Three Short Takes

First, this article tells us that the Oklahoma House of Representatives has passed a law reversing a previous one (KFOR, 3/17/11).  Existing law gives joint custody to fathers and mothers when a child is born to an unmarried mother.  The new law would give sole custody to the mother.

The reason for the reversion to a less sensible rule that invidiously discriminates against fathers based on their sex?  The bill’s author, Rep. Aaron Stiles, explains.  Or does he?

Stiles said the Department of Human Services experienced problems this year because of the change.

He says when mothers would reach out to DHS to try to get child support from the father, the father would instead remove the child from daycare.

Maybe that means something to someone in a parallel universe, but I confess, it escapes me.  How is it that a non-custodial father can “remove a child from daycare?”  And what possible difference could it make to whether he should have joint custody or not, or pay child support or not?

Fathers of children born to single mothers can still assert their parental rights by a paternity action of course.  But that assumes they know about the child and that the child is theirs.  It also requires them to spend time, money and energy to obtain parental rights.  It therefore plainly discriminates against fathers based on sex and sex alone.

The proposed statute also seems to violate fathers’ due process rights.  On that issue, the U.S. Supreme Court said in Troxel v. Granville

[S]o long as a parent adequately cares for his or her children (i.e., is fit), there will normally be no reason for the State to inject itself into the private realm of the family to further question the ability of that parent to make the best decisions concerning the rearing of that parent’s children.

The Oklahoma bill plainly “injects the State into the private realm of the family,” despite no finding of unfitness on the part of the father.  As such, it is of dubious constitutional validity.

Second, I’ve followed the case of William McCormick III in a couple of posts.  He’s the former student at Brown who was accused of rape by a female student and forced by the school to drop out and enroll elsewhere.  He’s sued the school saying that he didn’t rape anyone, the school strong-armed him and failed to give him a proper hearing.

Because the woman didn’t go to the police in time, there’s no evidence of rape beyond her word.  She continues to maintain that McCormick raped her.

McCormick’s claims seem to be corroborated by the fact that the woman is the daughter of an influential and monied alumnus.  Emails from him to school officials suggest that he was trying to pressure the school into forcing McCormick off campus.

The latest news is that similar influence has resulted in the recusal of the third federal judge from the case.  Although the exact facts are complicated, Providence, Rhode Island, where Brown is located is a small world and lawyers for Brown, the woman and her father have connections with the various recused judges.
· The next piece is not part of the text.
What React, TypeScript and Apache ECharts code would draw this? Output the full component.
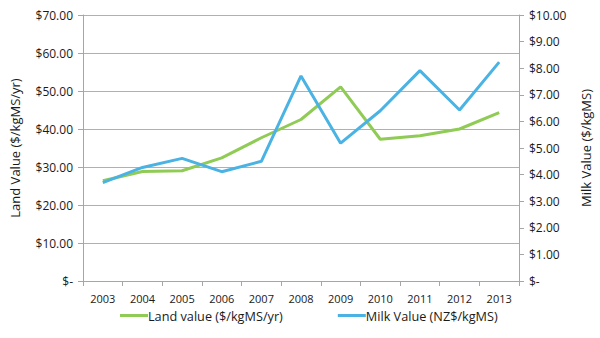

The upshot is that the case has now been moved to New Hampshire.  That’s a win for McCormick.  Brown and its wealthy patrons have a lot of power in Providence, so the farther away from there the trial is held, the better for him.

Third, they must be going for a world record of some sort.  NOW is criticizing the “War on Drugs,” as this article shows (Reno News and Review, 3/17/11).  I don’t object to anyone’s criticizing the War on Drugs, but NOW’s reasoning is all but beyond belief.  In a nutshell, NOW objects to the war because it, according to them, discriminates against women.

As the National Organization for Women has described the situation, “the incarceration rate of women convicted of low-level drug-related offenses has increased dramatically in the past decade as a result of our nation”s relentless ‘War on Drugs,” and poor women and women of color have been disproportionately targeted for drug law enforcement and receive long mandatory prison sentences that have little relationship to their actions or culpability.

Needless to say, that’s nonsense.  The facts are that roughly equal percentages of men and women use pot and other illegal drugs.  The percentages that are in no way equal are incarceration rates of men and women.  In fact, over 90% of people incarcerated for drug possession are men.  How NOW figures that “disproportionately targets” women of whatever class or race, I’ll never know.

And then there’s NOW’s backup theory that motherhood should be a Get-Out-Of-Jail-Free card.

[T]wo thirds of women in prison have at least two children who are displaced as a result of their incarceration, often forced to live in the care of family, friends, or state-sponsored foster care where they may be at increased risk of emotional, physical, or sexual abuse.’

I can just hear it in court: “Yes, judge, I robbed the liquor store and shot the clerk, but you can’t jail me; I’ve got a kid at home.”

Do I have to add that these are the same people who miss no opportunity to oppose fathers’ rights to a relationship with those same kids?  Yes, kids are at greater risk of abuse in foster care, so why is it that NOW prefers foster care to father care?

I seem to remember a time when these people claimed to stand for gender equality.  I’m sure it was just a dream.